From BBC website:
The art of storing munitions is that a small explosion doesn't lead to a large explosion. This is the second huge explosion of an Ukrainian arms dump this year and the suspicion must be that way to much explosive material had been stored in both. In preparation of a new war effort?Ukraine arms dump fire alarm 'was not working'
When one of Ukraine's biggest munitions depots exploded, prompting the evacuation of 28,000 people, officials blamed sabotage.
Now it has emerged that the fire alarm at the Kalynivka site in central Ukraine was out of action and the base was poorly protected.
Criminal negligence is being considered as a possible cause of the blasts, which injured two people.
Ukraine's president has warned of a threat to national security.
Security chief Oleksander Turchynov said the loss of munitions at Kalynivka, and in a similar incident in March at Balakliya in the north-east, was the biggest blow since the conflict with pro-Russian separatists began in 2014.

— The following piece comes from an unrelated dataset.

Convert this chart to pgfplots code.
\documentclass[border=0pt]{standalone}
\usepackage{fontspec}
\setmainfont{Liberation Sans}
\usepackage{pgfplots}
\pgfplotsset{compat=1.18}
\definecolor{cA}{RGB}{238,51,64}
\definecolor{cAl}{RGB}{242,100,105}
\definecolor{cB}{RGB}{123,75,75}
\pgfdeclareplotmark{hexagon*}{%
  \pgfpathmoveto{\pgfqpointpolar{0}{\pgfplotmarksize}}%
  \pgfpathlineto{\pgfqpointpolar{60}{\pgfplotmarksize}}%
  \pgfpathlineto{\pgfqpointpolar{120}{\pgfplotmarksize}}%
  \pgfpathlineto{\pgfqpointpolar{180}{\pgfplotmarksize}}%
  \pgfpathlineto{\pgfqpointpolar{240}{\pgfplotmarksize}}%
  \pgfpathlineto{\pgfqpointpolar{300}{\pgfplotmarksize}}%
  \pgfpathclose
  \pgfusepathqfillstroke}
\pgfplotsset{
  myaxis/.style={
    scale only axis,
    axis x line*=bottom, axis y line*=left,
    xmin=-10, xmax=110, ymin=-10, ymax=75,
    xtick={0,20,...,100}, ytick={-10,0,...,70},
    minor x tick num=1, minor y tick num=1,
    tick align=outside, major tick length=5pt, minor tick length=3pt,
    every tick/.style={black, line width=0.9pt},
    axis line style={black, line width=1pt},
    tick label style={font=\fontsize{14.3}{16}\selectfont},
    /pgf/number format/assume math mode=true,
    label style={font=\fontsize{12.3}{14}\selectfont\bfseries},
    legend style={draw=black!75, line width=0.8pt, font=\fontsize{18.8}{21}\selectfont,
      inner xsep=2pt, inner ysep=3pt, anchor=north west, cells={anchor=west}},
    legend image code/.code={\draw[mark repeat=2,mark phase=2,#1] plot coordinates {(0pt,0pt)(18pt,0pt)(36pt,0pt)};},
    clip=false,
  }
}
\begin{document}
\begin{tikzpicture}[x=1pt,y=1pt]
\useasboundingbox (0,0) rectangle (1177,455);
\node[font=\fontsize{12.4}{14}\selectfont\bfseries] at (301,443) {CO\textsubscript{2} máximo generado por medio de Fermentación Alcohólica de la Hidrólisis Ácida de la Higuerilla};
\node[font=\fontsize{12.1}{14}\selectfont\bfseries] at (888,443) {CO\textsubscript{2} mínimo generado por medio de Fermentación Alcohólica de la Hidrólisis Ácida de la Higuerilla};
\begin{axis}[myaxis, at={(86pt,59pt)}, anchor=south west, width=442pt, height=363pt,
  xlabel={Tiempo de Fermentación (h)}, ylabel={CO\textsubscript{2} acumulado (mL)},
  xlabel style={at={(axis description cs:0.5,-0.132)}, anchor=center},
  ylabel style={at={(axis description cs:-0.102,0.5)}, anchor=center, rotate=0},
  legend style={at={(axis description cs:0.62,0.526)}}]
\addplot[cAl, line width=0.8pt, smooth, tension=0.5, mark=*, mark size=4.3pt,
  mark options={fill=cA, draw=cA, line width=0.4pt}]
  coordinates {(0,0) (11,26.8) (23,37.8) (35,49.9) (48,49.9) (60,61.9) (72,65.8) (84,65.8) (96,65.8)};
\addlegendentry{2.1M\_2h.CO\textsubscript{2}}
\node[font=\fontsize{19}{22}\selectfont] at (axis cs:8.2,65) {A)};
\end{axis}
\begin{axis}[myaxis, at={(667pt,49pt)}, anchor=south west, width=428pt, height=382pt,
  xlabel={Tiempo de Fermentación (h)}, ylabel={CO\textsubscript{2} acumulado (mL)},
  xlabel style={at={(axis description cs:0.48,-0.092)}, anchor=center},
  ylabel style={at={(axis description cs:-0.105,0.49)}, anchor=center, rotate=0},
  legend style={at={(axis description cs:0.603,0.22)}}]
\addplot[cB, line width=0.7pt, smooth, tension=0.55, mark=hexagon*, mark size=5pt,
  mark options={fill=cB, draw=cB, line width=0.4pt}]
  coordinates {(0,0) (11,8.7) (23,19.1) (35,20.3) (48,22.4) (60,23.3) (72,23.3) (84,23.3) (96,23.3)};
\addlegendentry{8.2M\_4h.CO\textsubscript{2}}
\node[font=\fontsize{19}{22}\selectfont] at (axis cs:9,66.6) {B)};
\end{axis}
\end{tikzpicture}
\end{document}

Criticising Ukraine's entire defence leadership, he warned that events at Kalynivka proved that Ukraine was incapable of protecting its strategic arsenals.
The exact cause of the accident at the missiles storage site in the Vinnytsia region is still unclear. Nearby homes were badly damaged as shells went off in all directions.
On Wednesday, Prime Minister Volodymyr Groysman said it was "no accident" that the Ukrainian army's arsenal had been destroyed and suspicion inevitably fell on pro-Russian separatists. Some reports suggested a drone may have flown over the site before the fire started.
But President Petro Poroshenko later told security heads that they had to learn how to protect strategic facilities from sabotage groups, but if there was another cause, those responsible had to be brought to justice.
Chief Military Prosecutor Anatoly Matios revealed that the fire alarms were out of action and that only half of the site's technical protection facilities were working, Interfax news agency reported.
There was also a problem with the military security guarding the base. Most of the officials there were elderly because wages were so low, he said.
The prosecutor said there were four theories as to what happened, ranging from criminal negligence involving workers at the military site to external sabotage involving an explosive device inserted into ammunition sent there for storage.